TO BE DONE
Reproduce exactly, with no pictures, each line from the opening of the material down through the line containing "import seaborn as sns".
───── MATERIAL
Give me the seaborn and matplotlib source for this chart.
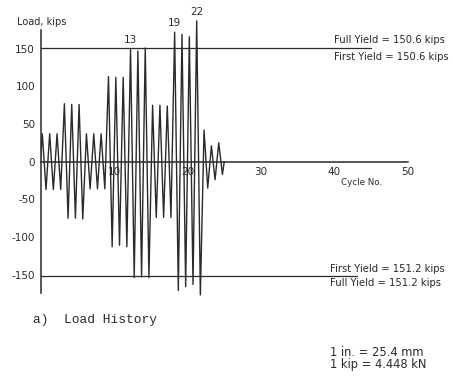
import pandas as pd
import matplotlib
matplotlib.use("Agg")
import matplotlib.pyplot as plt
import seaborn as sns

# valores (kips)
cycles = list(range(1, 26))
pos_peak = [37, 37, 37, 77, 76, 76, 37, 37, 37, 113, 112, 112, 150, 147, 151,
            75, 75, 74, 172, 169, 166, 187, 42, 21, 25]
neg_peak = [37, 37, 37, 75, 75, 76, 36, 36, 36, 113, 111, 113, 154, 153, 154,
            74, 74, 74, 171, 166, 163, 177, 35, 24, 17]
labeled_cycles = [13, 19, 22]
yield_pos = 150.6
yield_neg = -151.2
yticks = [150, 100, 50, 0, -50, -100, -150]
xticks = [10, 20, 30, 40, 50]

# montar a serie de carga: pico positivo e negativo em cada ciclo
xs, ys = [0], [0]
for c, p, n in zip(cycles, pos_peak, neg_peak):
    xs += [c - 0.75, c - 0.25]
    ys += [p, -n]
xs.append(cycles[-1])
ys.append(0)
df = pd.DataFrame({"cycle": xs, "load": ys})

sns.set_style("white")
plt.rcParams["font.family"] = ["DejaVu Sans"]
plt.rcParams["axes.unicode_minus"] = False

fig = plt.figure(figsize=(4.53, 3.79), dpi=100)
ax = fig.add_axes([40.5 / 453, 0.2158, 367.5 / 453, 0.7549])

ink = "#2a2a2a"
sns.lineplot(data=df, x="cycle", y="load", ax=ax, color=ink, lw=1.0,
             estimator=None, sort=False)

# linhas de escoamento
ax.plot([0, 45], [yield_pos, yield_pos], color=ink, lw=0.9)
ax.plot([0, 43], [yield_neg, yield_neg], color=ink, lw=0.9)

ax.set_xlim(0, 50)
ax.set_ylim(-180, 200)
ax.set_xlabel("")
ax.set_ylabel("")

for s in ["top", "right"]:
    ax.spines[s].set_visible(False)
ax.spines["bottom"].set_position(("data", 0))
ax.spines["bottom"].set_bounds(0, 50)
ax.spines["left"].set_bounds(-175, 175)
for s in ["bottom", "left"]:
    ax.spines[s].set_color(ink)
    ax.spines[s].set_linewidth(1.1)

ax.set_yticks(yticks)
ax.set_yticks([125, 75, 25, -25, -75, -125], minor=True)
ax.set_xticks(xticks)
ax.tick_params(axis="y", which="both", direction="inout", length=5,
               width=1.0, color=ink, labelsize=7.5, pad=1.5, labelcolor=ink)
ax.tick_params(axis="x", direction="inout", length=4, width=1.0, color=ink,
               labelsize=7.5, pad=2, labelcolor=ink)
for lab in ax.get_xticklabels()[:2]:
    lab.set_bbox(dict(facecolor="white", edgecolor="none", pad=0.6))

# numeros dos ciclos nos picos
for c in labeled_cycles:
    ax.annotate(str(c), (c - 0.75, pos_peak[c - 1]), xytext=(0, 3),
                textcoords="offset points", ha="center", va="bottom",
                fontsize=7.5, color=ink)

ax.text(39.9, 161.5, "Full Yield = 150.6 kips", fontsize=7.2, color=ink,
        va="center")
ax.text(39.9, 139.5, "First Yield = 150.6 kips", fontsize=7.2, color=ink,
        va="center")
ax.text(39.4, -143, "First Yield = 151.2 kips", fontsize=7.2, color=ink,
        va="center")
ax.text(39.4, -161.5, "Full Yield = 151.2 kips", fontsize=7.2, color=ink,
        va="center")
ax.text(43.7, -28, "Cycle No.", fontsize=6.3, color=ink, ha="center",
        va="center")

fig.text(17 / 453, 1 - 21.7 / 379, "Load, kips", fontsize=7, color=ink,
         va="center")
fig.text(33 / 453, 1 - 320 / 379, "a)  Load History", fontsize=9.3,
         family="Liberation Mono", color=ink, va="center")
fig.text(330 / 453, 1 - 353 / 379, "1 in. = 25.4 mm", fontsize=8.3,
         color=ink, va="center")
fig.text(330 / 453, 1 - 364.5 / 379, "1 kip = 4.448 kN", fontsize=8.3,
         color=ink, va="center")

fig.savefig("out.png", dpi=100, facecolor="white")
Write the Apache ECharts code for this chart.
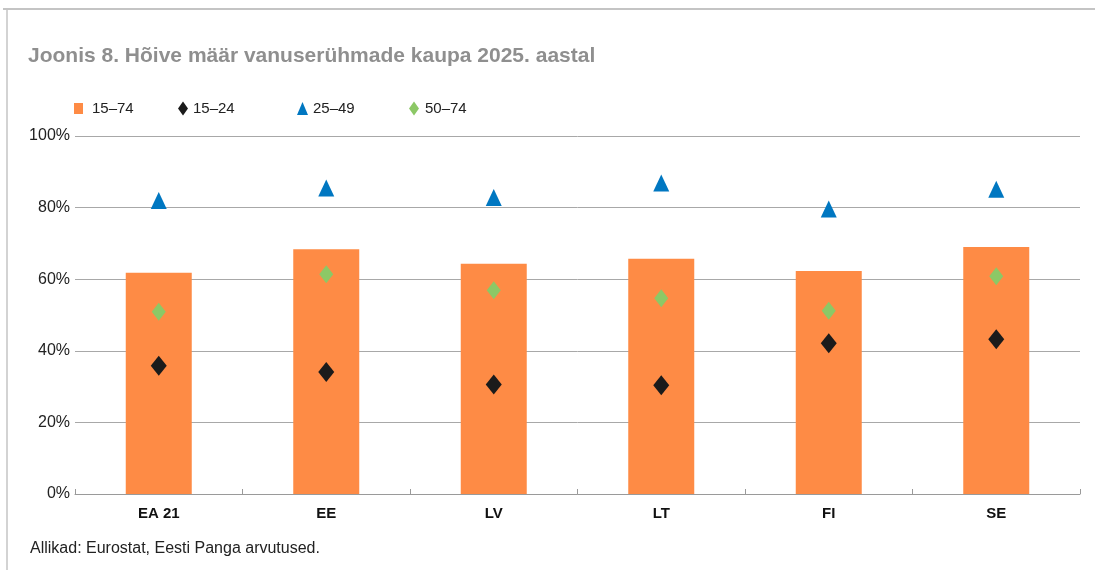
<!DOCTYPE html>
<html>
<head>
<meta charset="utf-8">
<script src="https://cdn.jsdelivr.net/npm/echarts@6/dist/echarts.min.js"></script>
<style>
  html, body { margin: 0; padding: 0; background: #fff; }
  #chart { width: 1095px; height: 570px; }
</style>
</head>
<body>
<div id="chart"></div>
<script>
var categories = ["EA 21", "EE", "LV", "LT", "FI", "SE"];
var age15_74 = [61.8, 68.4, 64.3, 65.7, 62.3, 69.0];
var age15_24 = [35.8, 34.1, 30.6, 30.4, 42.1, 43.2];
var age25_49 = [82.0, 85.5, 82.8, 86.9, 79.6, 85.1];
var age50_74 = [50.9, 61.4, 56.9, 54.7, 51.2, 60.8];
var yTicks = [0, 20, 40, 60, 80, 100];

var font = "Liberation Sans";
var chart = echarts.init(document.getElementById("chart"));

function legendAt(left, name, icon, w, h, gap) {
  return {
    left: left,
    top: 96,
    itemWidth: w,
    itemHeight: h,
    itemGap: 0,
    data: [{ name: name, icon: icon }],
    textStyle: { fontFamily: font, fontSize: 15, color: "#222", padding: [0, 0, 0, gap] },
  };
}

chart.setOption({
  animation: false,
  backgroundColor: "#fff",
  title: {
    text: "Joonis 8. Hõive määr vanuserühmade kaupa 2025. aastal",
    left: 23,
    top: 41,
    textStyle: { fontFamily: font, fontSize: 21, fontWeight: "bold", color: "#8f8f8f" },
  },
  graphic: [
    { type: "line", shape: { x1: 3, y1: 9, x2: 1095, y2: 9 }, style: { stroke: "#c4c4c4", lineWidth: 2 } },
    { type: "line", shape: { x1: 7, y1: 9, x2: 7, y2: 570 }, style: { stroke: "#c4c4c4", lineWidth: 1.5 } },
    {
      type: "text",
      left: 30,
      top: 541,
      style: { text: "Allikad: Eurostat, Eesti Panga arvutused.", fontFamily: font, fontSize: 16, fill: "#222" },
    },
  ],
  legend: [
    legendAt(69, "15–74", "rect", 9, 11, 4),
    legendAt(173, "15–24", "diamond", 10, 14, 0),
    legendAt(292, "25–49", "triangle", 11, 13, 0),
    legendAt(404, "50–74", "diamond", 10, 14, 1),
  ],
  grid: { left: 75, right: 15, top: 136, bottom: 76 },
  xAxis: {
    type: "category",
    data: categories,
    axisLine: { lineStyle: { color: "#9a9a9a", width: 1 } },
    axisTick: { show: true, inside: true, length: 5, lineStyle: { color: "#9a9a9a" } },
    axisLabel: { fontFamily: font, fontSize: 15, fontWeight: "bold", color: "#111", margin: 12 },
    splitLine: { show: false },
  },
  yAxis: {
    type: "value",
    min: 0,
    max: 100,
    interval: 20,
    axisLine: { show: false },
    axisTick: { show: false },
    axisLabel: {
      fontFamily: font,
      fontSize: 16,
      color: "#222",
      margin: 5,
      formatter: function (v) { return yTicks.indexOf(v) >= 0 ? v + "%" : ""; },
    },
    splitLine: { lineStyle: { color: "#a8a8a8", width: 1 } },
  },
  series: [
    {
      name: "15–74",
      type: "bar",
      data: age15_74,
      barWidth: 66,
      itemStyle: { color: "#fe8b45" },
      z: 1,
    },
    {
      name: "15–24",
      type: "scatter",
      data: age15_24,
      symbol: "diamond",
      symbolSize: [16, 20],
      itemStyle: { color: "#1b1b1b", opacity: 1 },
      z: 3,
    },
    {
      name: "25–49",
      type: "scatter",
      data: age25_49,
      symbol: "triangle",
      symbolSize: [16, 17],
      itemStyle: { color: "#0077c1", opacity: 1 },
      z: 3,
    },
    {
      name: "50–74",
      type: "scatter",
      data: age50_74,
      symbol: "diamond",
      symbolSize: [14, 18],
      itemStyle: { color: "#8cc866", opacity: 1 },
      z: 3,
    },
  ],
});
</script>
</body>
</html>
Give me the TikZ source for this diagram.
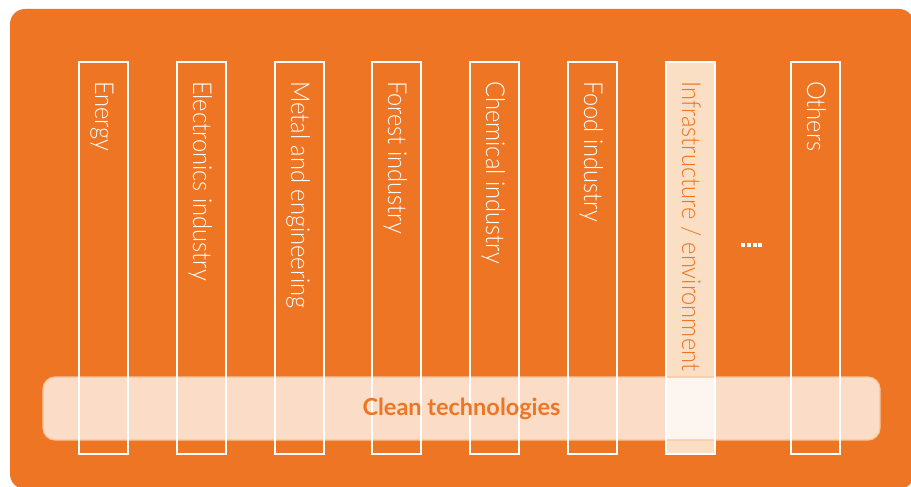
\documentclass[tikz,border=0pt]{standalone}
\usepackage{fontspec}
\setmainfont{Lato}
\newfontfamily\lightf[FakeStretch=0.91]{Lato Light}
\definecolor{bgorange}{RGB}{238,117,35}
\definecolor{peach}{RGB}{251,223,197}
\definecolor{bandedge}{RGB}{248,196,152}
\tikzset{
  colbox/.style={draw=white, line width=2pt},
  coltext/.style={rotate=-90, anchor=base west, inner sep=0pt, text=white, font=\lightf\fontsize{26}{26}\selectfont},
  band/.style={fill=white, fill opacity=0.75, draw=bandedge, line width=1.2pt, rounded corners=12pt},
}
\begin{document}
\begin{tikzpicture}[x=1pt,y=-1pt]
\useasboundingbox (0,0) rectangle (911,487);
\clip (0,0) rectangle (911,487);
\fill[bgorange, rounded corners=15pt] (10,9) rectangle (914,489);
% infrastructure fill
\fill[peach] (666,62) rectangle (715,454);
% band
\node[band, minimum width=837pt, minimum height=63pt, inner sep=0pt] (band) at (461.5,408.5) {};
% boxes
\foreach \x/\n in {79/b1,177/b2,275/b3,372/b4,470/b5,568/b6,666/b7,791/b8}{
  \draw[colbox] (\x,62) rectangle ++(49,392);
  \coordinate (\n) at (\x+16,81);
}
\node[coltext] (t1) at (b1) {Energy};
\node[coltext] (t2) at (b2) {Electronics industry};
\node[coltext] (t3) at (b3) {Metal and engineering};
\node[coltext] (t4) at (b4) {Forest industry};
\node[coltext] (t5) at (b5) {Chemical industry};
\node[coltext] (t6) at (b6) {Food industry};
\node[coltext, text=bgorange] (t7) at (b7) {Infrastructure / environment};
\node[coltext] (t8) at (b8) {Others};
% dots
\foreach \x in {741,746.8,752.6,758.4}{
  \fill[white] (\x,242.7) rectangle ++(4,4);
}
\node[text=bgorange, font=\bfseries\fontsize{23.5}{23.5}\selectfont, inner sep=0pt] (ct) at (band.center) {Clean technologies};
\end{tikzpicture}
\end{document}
──────────
WORKED ANSWER
Give me the seaborn and matplotlib source for this chart.
import pandas as pd
import matplotlib
matplotlib.use("Agg")
import matplotlib.pyplot as plt
import seaborn as sns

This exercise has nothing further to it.